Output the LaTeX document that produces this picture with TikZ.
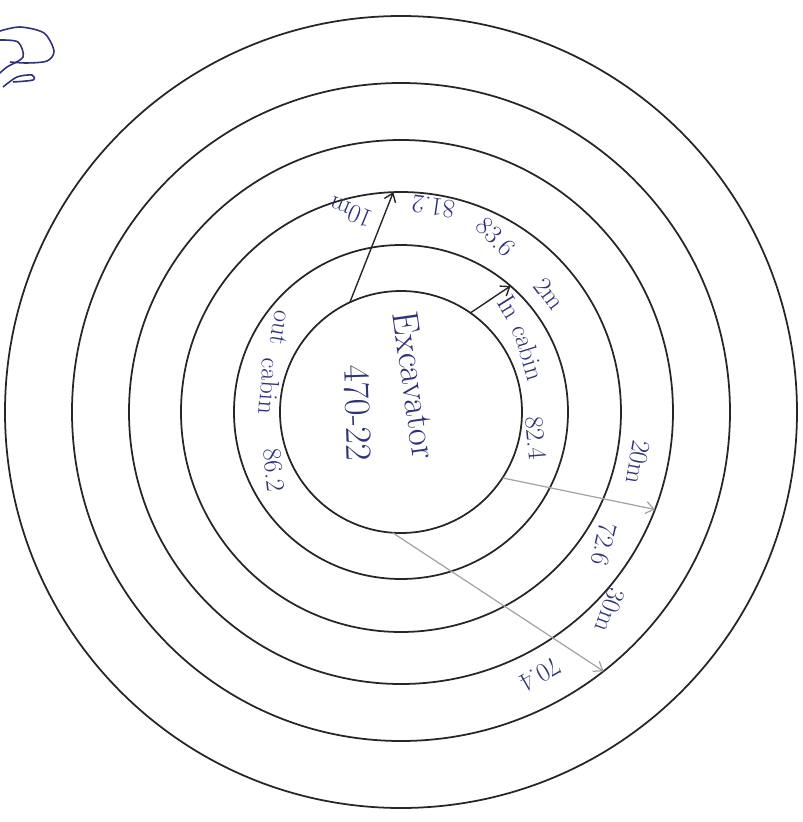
\documentclass[tikz,border=0pt]{standalone}
\usepackage{fontspec}
\usetikzlibrary{arrows.meta}
\definecolor{ink}{HTML}{2F3277}
\definecolor{lead}{HTML}{A3A3A3}
\definecolor{penline}{HTML}{262626}

\begin{document}
\begin{tikzpicture}[
  >={Straight Barb[length=1.6mm, width=2.4mm]},
  ring/.style={circle, draw=penline, line width=1pt, inner sep=0pt,
    outer sep=0pt, minimum size=#1},
  pen/.style={->, line width=0.8pt, penline},
  pencil/.style={->, line width=0.7pt, lead},
  lbl/.style={text=ink, font=\fontsize{15}{17}\selectfont, inner sep=0pt},
  mainlbl/.style={text=ink, font=\fontsize{21}{23}\selectfont, inner sep=0pt},
]

% Frame
\useasboundingbox (-8.02,8.24) rectangle (8.04,-8.20);

% Scribble in the corner
\draw[ink, line width=0.9pt] plot[smooth] coordinates
  {(-8.02,7.62) (-7.62,7.70) (-7.14,7.58) (-6.94,7.22) (-7.08,7.02) (-7.48,6.98) (-7.82,7.00)};
\draw[ink, line width=0.9pt] plot[smooth] coordinates
  {(-8.02,7.44) (-7.66,7.40) (-7.56,7.10) (-7.88,6.90) (-8.02,6.78)};
\draw[ink, line width=0.9pt] plot[smooth] coordinates
  {(-7.96,6.50) (-7.68,6.70) (-7.38,6.74) (-7.36,6.64) (-7.76,6.60)};

% === Six rings ===
\foreach \d/\n in {4.84/1, 6.68/2, 8.80/3, 10.88/4, 13.16/5, 15.84/6}
  \node[ring=\d cm] (ring\n) at (0,0) {};

% === Centre ===
\node[mainlbl, rotate=-82] (machine) at (0.28,0.54) {Excavator};
\node[mainlbl, rotate=-88] (model) at (-0.86,-0.02) {470-22};

% === Cabin readings ===
\node[lbl, rotate=-58] (inw) at (44:3.02) {In};
\node[lbl, rotate=-73] (incab) at (25:2.82) {cabin};
\node[lbl, rotate=-85] (inval) at (-11:2.75) {82.4};

\node[lbl, rotate=-100] (outw) at (145:2.94) {out};
\node[lbl, rotate=-94] (outcab) at (169:2.67) {cabin};
\node[lbl, rotate=-84] (outval) at (204.5:2.79) {86.2};

% === Distance readings ===
\node[lbl, rotate=158] (d10) at (104:4.12) {10m};
\node[lbl, rotate=172] (v10) at (81:4.16) {81.2};
\node[lbl, rotate=-46] (v2) at (61.5:3.98) {83.6};
\node[lbl, rotate=-53] (d2) at (38.5:3.80) {2m};
\node[lbl, rotate=-100] (d20) at (-12:4.85) {20m};
\node[lbl, rotate=-103] (v20) at (-33:4.85) {72.6};
\node[lbl, rotate=-110] (d30) at (-43.5:5.76) {30m};
\node[lbl, rotate=-150] (v30) at (-62:5.95) {70.4};

% === Radial arrows ===
\draw[pen] (ring1.115) -- (ring3.92);
\draw[pen] (ring1.55) -- (ring2.49);
\draw[pencil] (ring1.-33) -- (ring4.-21);
\draw[pencil] (ring1.-94) -- (ring5.-52);

\end{tikzpicture}
\end{document}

◆ ◆ ◆ ◆

Leave the pictures out, and print every line of the listing exactly as written.

Output the LaTeX document that produces this picture with TikZ.
\documentclass[tikz,border=0pt]{standalone}
\usepackage{fontspec}
\usetikzlibrary{arrows.meta}
\definecolor{ink}{HTML}{2F3277}
\definecolor{lead}{HTML}{A3A3A3}
\definecolor{penline}{HTML}{262626}

\begin{document}
\begin{tikzpicture}[
  >={Straight Barb[length=1.6mm, width=2.4mm]},
  ring/.style={circle, draw=penline, line width=1pt, inner sep=0pt,
    outer sep=0pt, minimum size=#1},
  pen/.style={->, line width=0.8pt, penline},
  pencil/.style={->, line width=0.7pt, lead},
  lbl/.style={text=ink, font=\fontsize{15}{17}\selectfont, inner sep=0pt},
  mainlbl/.style={text=ink, font=\fontsize{21}{23}\selectfont, inner sep=0pt},
]

% Frame
\useasboundingbox (-8.02,8.24) rectangle (8.04,-8.20);

% Scribble in the corner
\draw[ink, line width=0.9pt] plot[smooth] coordinates
  {(-8.02,7.62) (-7.62,7.70) (-7.14,7.58) (-6.94,7.22) (-7.08,7.02) (-7.48,6.98) (-7.82,7.00)};
\draw[ink, line width=0.9pt] plot[smooth] coordinates
  {(-8.02,7.44) (-7.66,7.40) (-7.56,7.10) (-7.88,6.90) (-8.02,6.78)};
\draw[ink, line width=0.9pt] plot[smooth] coordinates
  {(-7.96,6.50) (-7.68,6.70) (-7.38,6.74) (-7.36,6.64) (-7.76,6.60)};

% === Six rings ===
\foreach \d/\n in {4.84/1, 6.68/2, 8.80/3, 10.88/4, 13.16/5, 15.84/6}
  \node[ring=\d cm] (ring\n) at (0,0) {};

% === Centre ===
\node[mainlbl, rotate=-82] (machine) at (0.28,0.54) {Excavator};
\node[mainlbl, rotate=-88] (model) at (-0.86,-0.02) {470-22};

% === Cabin readings ===
\node[lbl, rotate=-58] (inw) at (44:3.02) {In};
\node[lbl, rotate=-73] (incab) at (25:2.82) {cabin};
\node[lbl, rotate=-85] (inval) at (-11:2.75) {82.4};

\node[lbl, rotate=-100] (outw) at (145:2.94) {out};
\node[lbl, rotate=-94] (outcab) at (169:2.67) {cabin};
\node[lbl, rotate=-84] (outval) at (204.5:2.79) {86.2};

% === Distance readings ===
\node[lbl, rotate=158] (d10) at (104:4.12) {10m};
\node[lbl, rotate=172] (v10) at (81:4.16) {81.2};
\node[lbl, rotate=-46] (v2) at (61.5:3.98) {83.6};
\node[lbl, rotate=-53] (d2) at (38.5:3.80) {2m};
\node[lbl, rotate=-100] (d20) at (-12:4.85) {20m};
\node[lbl, rotate=-103] (v20) at (-33:4.85) {72.6};
\node[lbl, rotate=-110] (d30) at (-43.5:5.76) {30m};
\node[lbl, rotate=-150] (v30) at (-62:5.95) {70.4};

% === Radial arrows ===
\draw[pen] (ring1.115) -- (ring3.92);
\draw[pen] (ring1.55) -- (ring2.49);
\draw[pencil] (ring1.-33) -- (ring4.-21);
\draw[pencil] (ring1.-94) -- (ring5.-52);

\end{tikzpicture}
\end{document}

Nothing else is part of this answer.